A recent article on Vox media explains that a criminal defense lawyer has not been part of the United States Supreme Court in over 25 years. This is problematic, since many of the cases are ones that concern criminal cases, yet there is no one on the bench to discuss represent those who provide a defense in those cases.
The court has two ex-prosecutors currently, and if President Trump gets his appointment of Neil Gorsuch confirmed, the court will have a total of three, making up 1/3 of the justices.
The Vox article explains that:
Appellate defense lawyer Timothy O'Toole points out that the Court has veterans of both sides of civil cases (defendants' and plaintiffs' lawyers) and one side of criminal cases (prosecutors). "But the one group that seems kind of outside that box, particularly on the Supreme Court, are defense lawyers. And that's a shame."
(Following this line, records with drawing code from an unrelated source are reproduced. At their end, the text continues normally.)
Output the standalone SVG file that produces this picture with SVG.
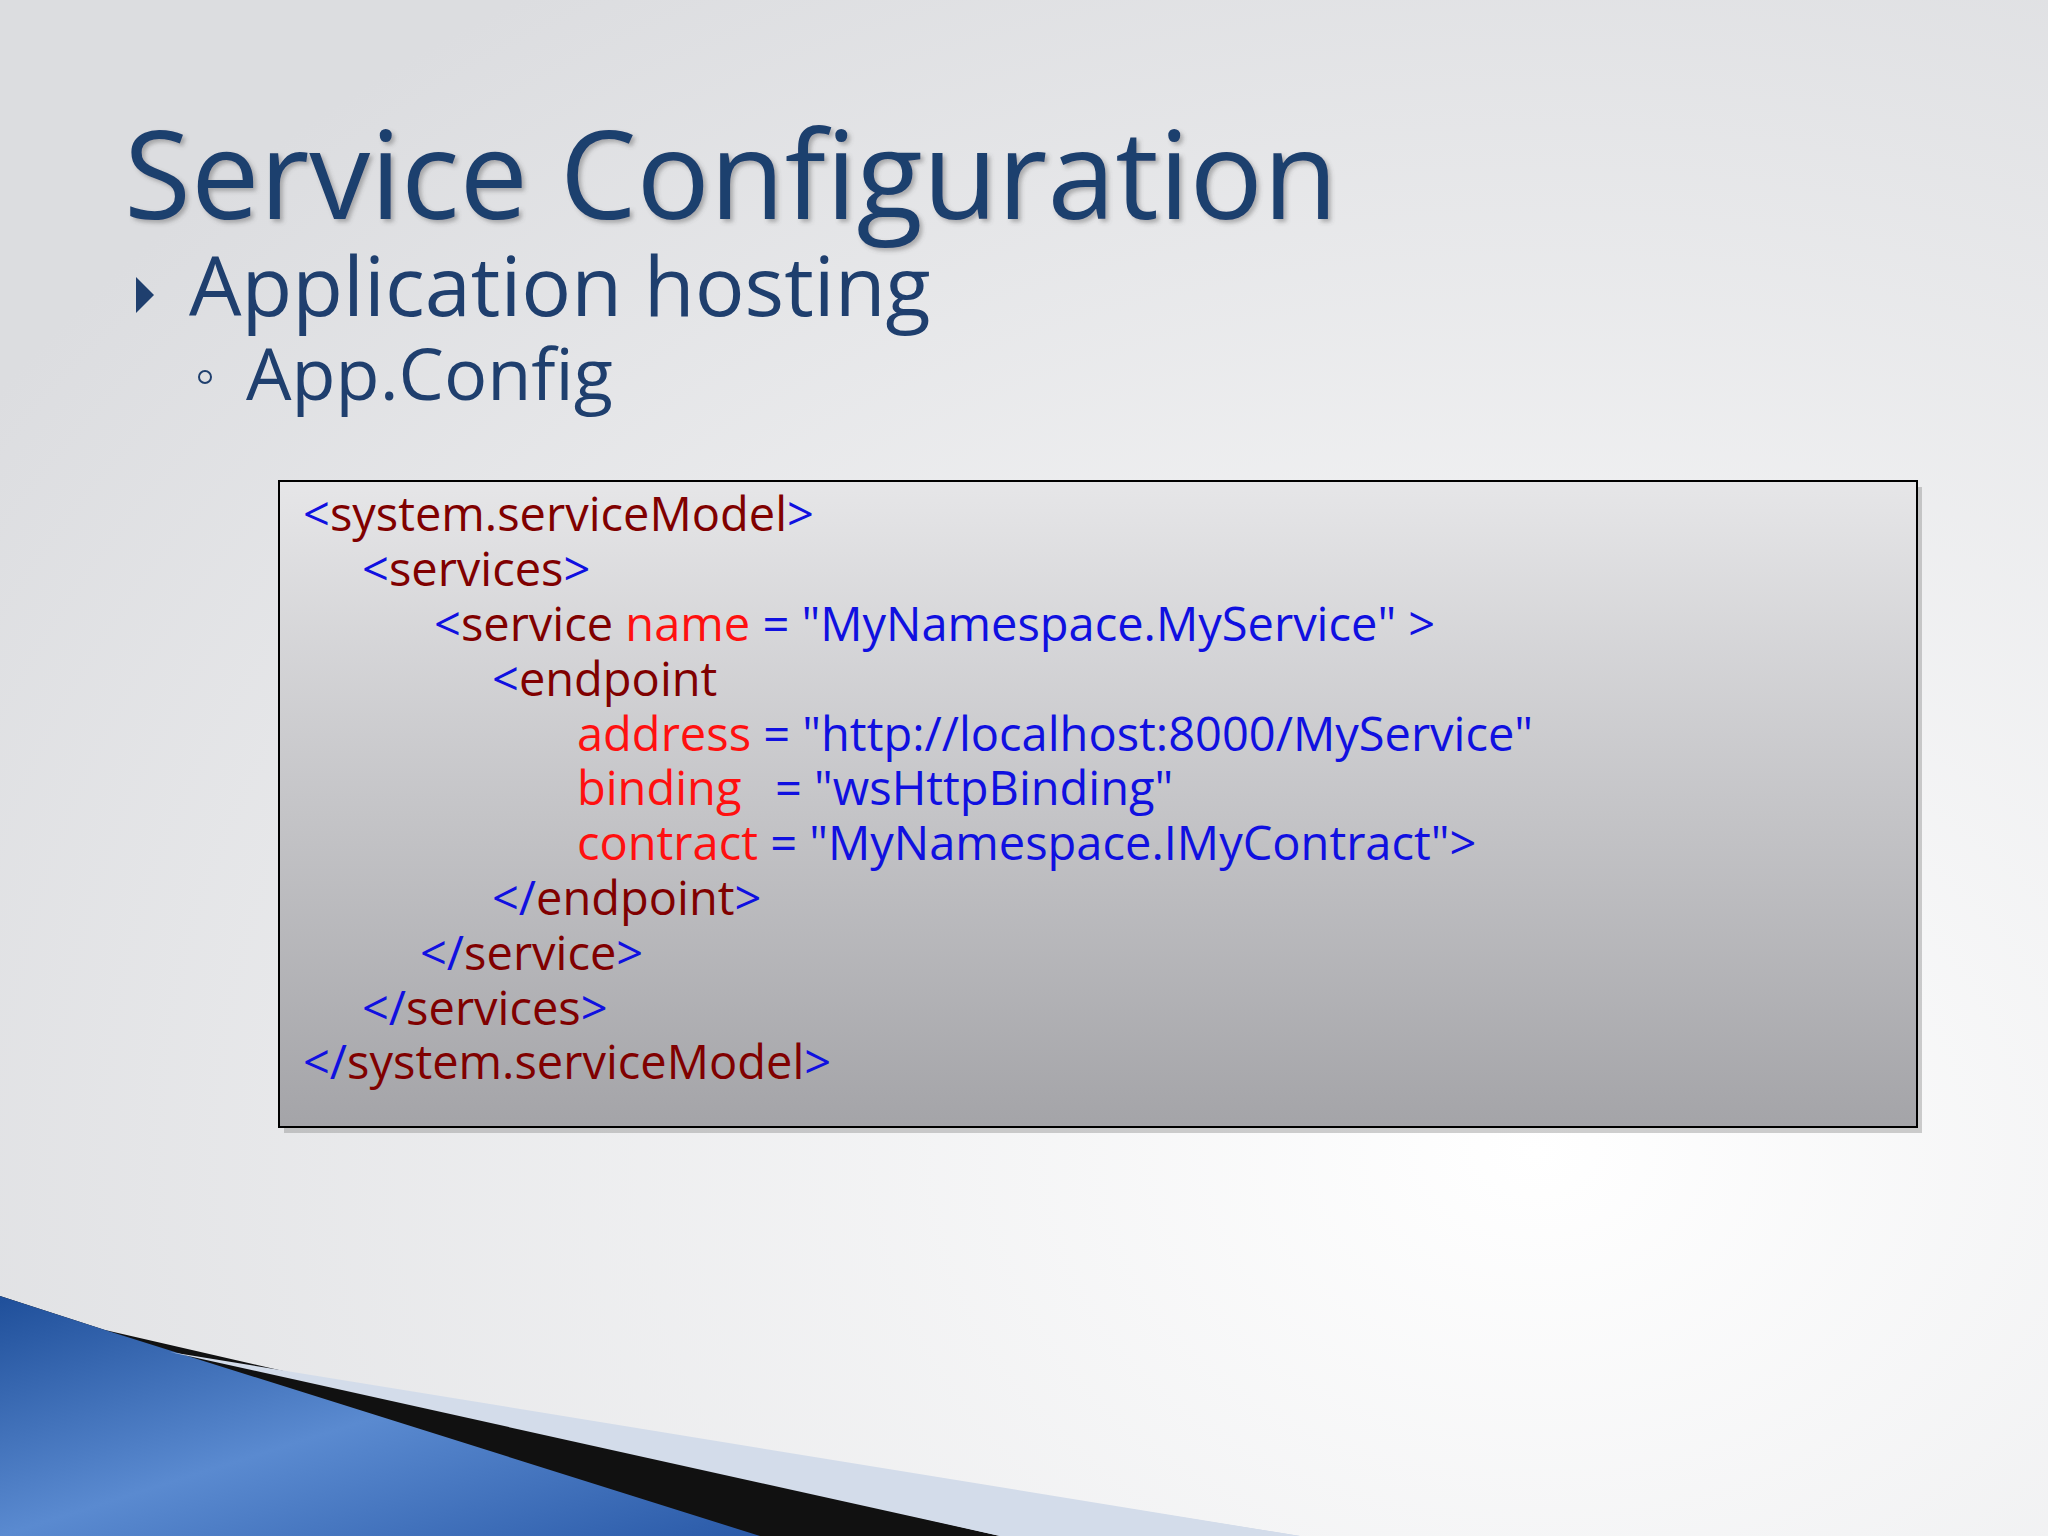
<svg xmlns="http://www.w3.org/2000/svg" width="2048" height="1536" viewBox="0 0 2048 1536">
<defs>
<radialGradient id="bg" cx="0.75" cy="0.75" r="0.9"><stop offset="0" stop-color="#ffffff"/><stop offset="1" stop-color="#dcdde0"/></radialGradient>
<linearGradient id="box" x1="0" y1="0" x2="0" y2="1"><stop offset="0" stop-color="#e6e6e8"/><stop offset="1" stop-color="#a4a4a8"/></linearGradient>
<linearGradient id="blue" x1="0" y1="0" x2="1" y2="1"><stop offset="0" stop-color="#1f4f9a"/><stop offset="0.5" stop-color="#5a8ad0"/><stop offset="1" stop-color="#2a5aa8"/></linearGradient>
<filter id="sh" x="-5%" y="-20%" width="110%" height="140%"><feDropShadow dx="3" dy="3" stdDeviation="2" flood-color="#555" flood-opacity="0.4"/></filter>
<style>
.t{font-family:"Open Sans","DejaVu Sans",sans-serif;fill:#1f3f6e}
.c{font-family:"Open Sans","Liberation Sans",sans-serif;font-size:47px;font-weight:500}
.b{fill:#1010e0}.m{fill:#800000}.r{fill:#ff1010}
</style>
</defs>
<rect width="2048" height="1536" fill="url(#bg)"/>
<g id="bottom">
<polygon points="0,1330 1300,1536 0,1536" fill="#c9d3e3"/>
<polygon points="0,1296 105,1330 1000,1536 0,1536" fill="#111"/>
<polygon points="0,1296 105,1330 760,1536 0,1536" fill="url(#blue)"/>
<polygon points="170,1352 1300,1536 1000,1536" fill="#d3dcea"/>
</g>
<g id="title">
<text x="124" y="219" class="t" font-size="122" filter="url(#sh)">Service Configuration</text>
<polygon points="136,277 154,295 136,313" fill="#1f3f6e"/>
<text x="189" y="316" class="t" font-size="83">Application hosting</text>
<circle cx="205" cy="377" r="6" fill="none" stroke="#1f3f6e" stroke-width="2"/>
<text x="246" y="400" class="t" font-size="72">App.Config</text>
</g>
<g id="codebox">
<rect x="284" y="487" width="1638" height="646" fill="#888" opacity="0.4"/>
<rect x="279" y="481" width="1638" height="646" fill="url(#box)" stroke="#000" stroke-width="2"/>
<text class="c">
<tspan x="303" y="531"><tspan class="b">&lt;</tspan><tspan class="m">system.serviceModel</tspan><tspan class="b">&gt;</tspan></tspan>
<tspan x="362" y="586"><tspan class="b">&lt;</tspan><tspan class="m">services</tspan><tspan class="b">&gt;</tspan></tspan>
<tspan x="434" y="641"><tspan class="b">&lt;</tspan><tspan class="m">service</tspan><tspan class="r"> name</tspan><tspan class="b"> = "MyNamespace.MyService" &gt;</tspan></tspan>
<tspan x="492" y="696"><tspan class="b">&lt;</tspan><tspan class="m">endpoint</tspan></tspan>
<tspan x="577" y="751"><tspan class="r">address</tspan><tspan class="b"> = "http://localhost:8000/MyService"</tspan></tspan>
<tspan x="577" y="805"><tspan class="r">binding</tspan><tspan class="b" x="775">= "wsHttpBinding"</tspan></tspan>
<tspan x="577" y="860"><tspan class="r">contract</tspan><tspan class="b"> = "MyNamespace.IMyContract"&gt;</tspan></tspan>
<tspan x="492" y="915"><tspan class="b">&lt;/</tspan><tspan class="m">endpoint</tspan><tspan class="b">&gt;</tspan></tspan>
<tspan x="420" y="970"><tspan class="b">&lt;/</tspan><tspan class="m">service</tspan><tspan class="b">&gt;</tspan></tspan>
<tspan x="362" y="1025"><tspan class="b">&lt;/</tspan><tspan class="m">services</tspan><tspan class="b">&gt;</tspan></tspan>
<tspan x="303" y="1079"><tspan class="b">&lt;/</tspan><tspan class="m">system.serviceModel</tspan><tspan class="b">&gt;</tspan></tspan>
</text>
</g>
</svg>
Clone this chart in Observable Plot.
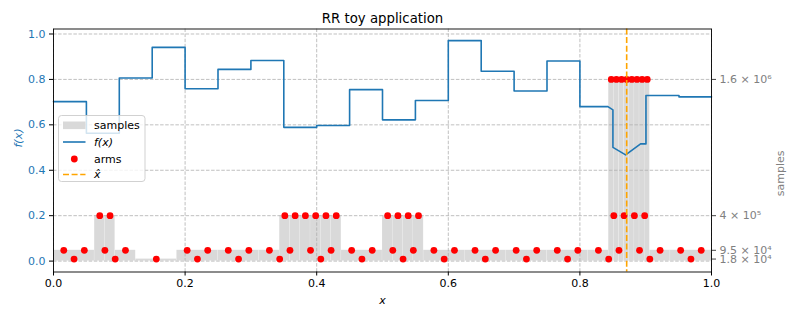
<!DOCTYPE html>
<html><head><meta charset="utf-8">
<script src="https://cdn.jsdelivr.net/npm/d3@7"></script>
<script src="https://cdn.jsdelivr.net/npm/@observablehq/plot@0.6"></script>
<style>body{margin:0;background:#fff}</style>
</head><body><div id="chart"></div>
<script>
// ---------- data ----------
const title = "RR toy application";
const xTicks = [0, 0.2, 0.4, 0.6, 0.8, 1.0];
const fTicks = [0, 0.2, 0.4, 0.6, 0.8, 1.0];
const sampleTicks = [18000, 95000, 400000, 1600000];
const sampleTickLabels = ["1.8 × 10⁴", "9.5 × 10⁴", "4 × 10⁵", "1.6 × 10⁶"];

// f(x) polyline vertices
const fX = [0, 0.05, 0.05, 0.1, 0.1, 0.15, 0.15, 0.2, 0.2, 0.25, 0.25, 0.3, 0.3, 0.35, 0.35, 0.4, 0.4, 0.45, 0.45, 0.5, 0.5, 0.55, 0.55, 0.6, 0.6, 0.65, 0.65, 0.7, 0.7, 0.75, 0.75, 0.8, 0.8, 0.8426, 0.8502, 0.8502, 0.8695, 0.8922, 0.9004, 0.9004, 0.9506, 0.9506, 1.0];
const fY = [0.702, 0.702, 0.563, 0.563, 0.806, 0.806, 0.941, 0.941, 0.759, 0.759, 0.844, 0.844, 0.883, 0.883, 0.589, 0.589, 0.597, 0.597, 0.755, 0.755, 0.622, 0.622, 0.707, 0.707, 0.971, 0.971, 0.836, 0.836, 0.749, 0.749, 0.881, 0.881, 0.680, 0.680, 0.666, 0.501, 0.468, 0.516, 0.516, 0.729, 0.729, 0.723, 0.723];

// sample bars (cell edges + samples per cell)
const barEdges = [0, 0.0625, 0.078125, 0.09375, 0.125, 0.1875, 0.25, 0.3125, 0.34375,
  0.359375, 0.375, 0.390625, 0.40625, 0.421875, 0.4375, 0.5,
  0.515625, 0.53125, 0.546875, 0.5625, 0.625, 0.6875, 0.75, 0.8125, 0.84375,
  0.8515625, 0.859375, 0.8671875, 0.875, 0.8828125, 0.890625, 0.8984375, 0.90625, 0.9375, 1.0];
const barSamples = [95000, 400000, 400000, 95000, 18000, 95000, 95000, 95000,
  400000, 400000, 400000, 400000, 400000, 400000, 95000,
  400000, 400000, 400000, 400000, 95000, 95000, 95000, 95000, 95000,
  1600000, 1600000, 1600000, 1600000, 1600000, 1600000, 1600000, 1600000, 95000, 95000];

// arms: x positions grouped by their sample count
const armLevels = [18000, 95000, 400000, 1600000];
const arms18k = [0.03125, 0.09375, 0.15625, 0.21875, 0.28125, 0.34375, 0.40625, 0.46875,
  0.53125, 0.59375, 0.65625, 0.71875, 0.78125, 0.84375, 0.90625, 0.96875];
const arms95k = [0.015625, 0.046875, 0.078125, 0.109375, 0.203125, 0.234375, 0.265625, 0.296875,
  0.328125, 0.359375, 0.390625, 0.421875, 0.453125, 0.484375, 0.515625, 0.546875, 0.578125,
  0.609375, 0.640625, 0.671875, 0.703125, 0.734375, 0.765625, 0.796875, 0.828125, 0.859375,
  0.890625, 0.921875, 0.953125, 0.984375];
const arms400k = [0.0703125, 0.0859375, 0.3515625, 0.3671875, 0.3828125, 0.3984375, 0.4140625,
  0.4296875, 0.5078125, 0.5234375, 0.5390625, 0.5546875, 0.8515625, 0.8671875, 0.8828125, 0.8984375];
const arms1600k = [0.84765625, 0.85546875, 0.86328125, 0.87109375, 0.87890625, 0.88671875, 0.89453125, 0.90234375];
const xHat = 0.87109375;

// ---------- build ----------
const S = 2e6; // samples per unit of the left axis (twin-axis ratio)
const bars = barSamples.map((s, i) => ({x1: barEdges[i], x2: barEdges[i + 1], s}));
const arms = [arms18k, arms95k, arms400k, arms1600k]
  .flatMap((xs, k) => xs.map(x => ({x, s: armLevels[k]})));
const fLine = fX.map((x, i) => ({x, y: fY[i]}));
const rightTicks = sampleTicks.map(s => s / S);
const rightLabel = d => sampleTickLabels[rightTicks.findIndex(t => Math.abs(t - d) < 1e-9)];

const blue = "#1f77b4";
const gridStyle = {stroke: "#b0b0b0", strokeOpacity: 1, strokeWidth: 0.8, strokeDasharray: "3.5,1.6"};

const chart = Plot.plot({
  width: 797, height: 319,
  marginLeft: 53, marginRight: 86, marginTop: 28.5, marginBottom: 47.5,
  style: {fontFamily: "DejaVu Sans", fontSize: "11px", background: "white", color: "black"},
  x: {domain: [0, 1], label: null},
  y: {domain: [-0.048, 1.022], label: null},
  marks: [
    Plot.rectY(bars, {x1: "x1", x2: "x2", y1: 0, y2: d => d.s / S, fill: "#d9d9d9", stroke: "white", strokeOpacity: 0.25, strokeWidth: 0.5}),
    Plot.gridY(fTicks, gridStyle),
    Plot.gridX(xTicks, gridStyle),
    Plot.line(fLine, {x: "x", y: "y", stroke: blue, strokeWidth: 1.6}),
    Plot.dot(arms, {x: "x", y: d => d.s / S, r: 3.4, fill: "red"}),
    Plot.ruleX([xHat], {stroke: "orange", strokeWidth: 1.6, strokeDasharray: "6,2.6"}),
    Plot.frame({stroke: "black", strokeWidth: 0.9}),
    Plot.axisX(xTicks, {tickFormat: d => d.toFixed(1), tickSize: 4, tickPadding: 3, fontSize: 11, label: null}),
    Plot.axisY(fTicks, {tickFormat: d => d.toFixed(1), tickSize: 4, tickPadding: 4, fill: blue, stroke: "black", fontSize: 11, label: null}),
    Plot.axisY(rightTicks, {anchor: "right", tickFormat: rightLabel, tickSize: 4, tickPadding: 4, fill: "gray", stroke: "#444", fontSize: 11, label: null}),
    Plot.text([title], {text: d => d, frameAnchor: "top", lineAnchor: "middle", dy: -10.5, fontSize: 13.3, fill: "black"}),
    Plot.text(["x"], {text: d => d, frameAnchor: "bottom", lineAnchor: "middle", dy: 28.5, fontSize: 11, fontStyle: "italic", fill: "black"}),
    Plot.text(["f(x)"], {text: d => d, frameAnchor: "left", lineAnchor: "middle", dx: -35, dy: -3, rotate: -90, fontSize: 11, fontStyle: "italic", fill: blue}),
    Plot.text(["samples"], {text: d => d, frameAnchor: "right", lineAnchor: "middle", dx: 69, rotate: -90, fontSize: 11, fill: "gray"})
  ]
});
document.getElementById("chart").appendChild(chart);

// ---------- legend ----------
const svg = d3.select(chart);
const lg = svg.append("g").attr("font-family", "DejaVu Sans").attr("font-size", 11).attr("text-anchor", "start");
lg.append("rect").attr("x", 58.5).attr("y", 115.5).attr("width", 86.5).attr("height", 66)
  .attr("rx", 3).attr("fill", "white").attr("fill-opacity", 0.8).attr("stroke", "#cccccc").attr("stroke-width", 0.9);
const rows = [125.3, 142, 159, 174.5];
lg.append("rect").attr("x", 63).attr("y", rows[0] - 3.8).attr("width", 22.5).attr("height", 7.6).attr("fill", "#d9d9d9");
lg.append("line").attr("x1", 63).attr("x2", 85.5).attr("y1", rows[1]).attr("y2", rows[1]).attr("stroke", blue).attr("stroke-width", 1.6);
lg.append("circle").attr("cx", 74.3).attr("cy", rows[2]).attr("r", 3.4).attr("fill", "red");
lg.append("line").attr("x1", 63).attr("x2", 85.5).attr("y1", rows[3]).attr("y2", rows[3]).attr("stroke", "orange").attr("stroke-width", 1.6).attr("stroke-dasharray", "6,2.6");
const labels = [["samples", "normal"], ["f(x)", "italic"], ["arms", "normal"], ["x\u0302", "italic"]];
labels.forEach(([t, st], i) => {
  lg.append("text").attr("x", 94).attr("y", rows[i]).attr("dy", "0.35em").attr("text-anchor", "start")
    .attr("font-style", st).attr("fill", "black").text(t);
});
</script></body></html>
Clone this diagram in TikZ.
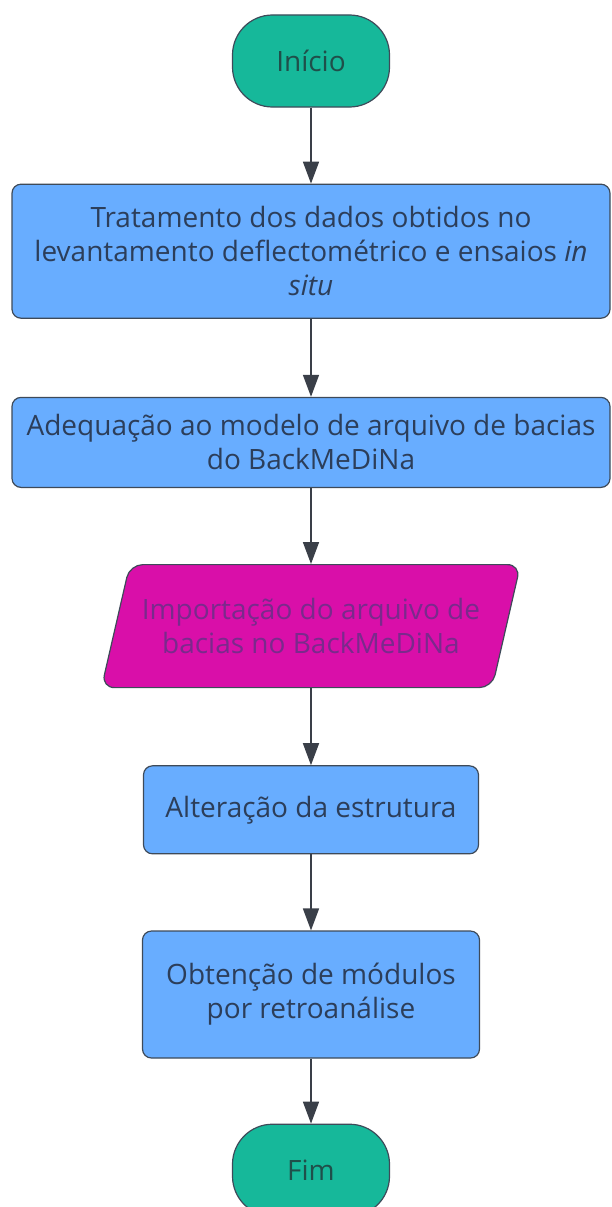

Defense lawyers and scholars worry this isn't an accident; it's the result of the structure that shapes who can get nominated to the Supreme Court to begin with. Federal judges tend to be people who "ticked all the political checkboxes on their career starting from when they were 15," says Tejas Bhatt, assistant public defender for New Haven, Connecticut. Often one of those boxes is working as a prosecutor.
Even beyond any particular career experience, the system rewards "people who don't take controversial positions, they don't do controversial things, who don't issue controversial opinions, who do seem to hew more toward law and order and enforcement."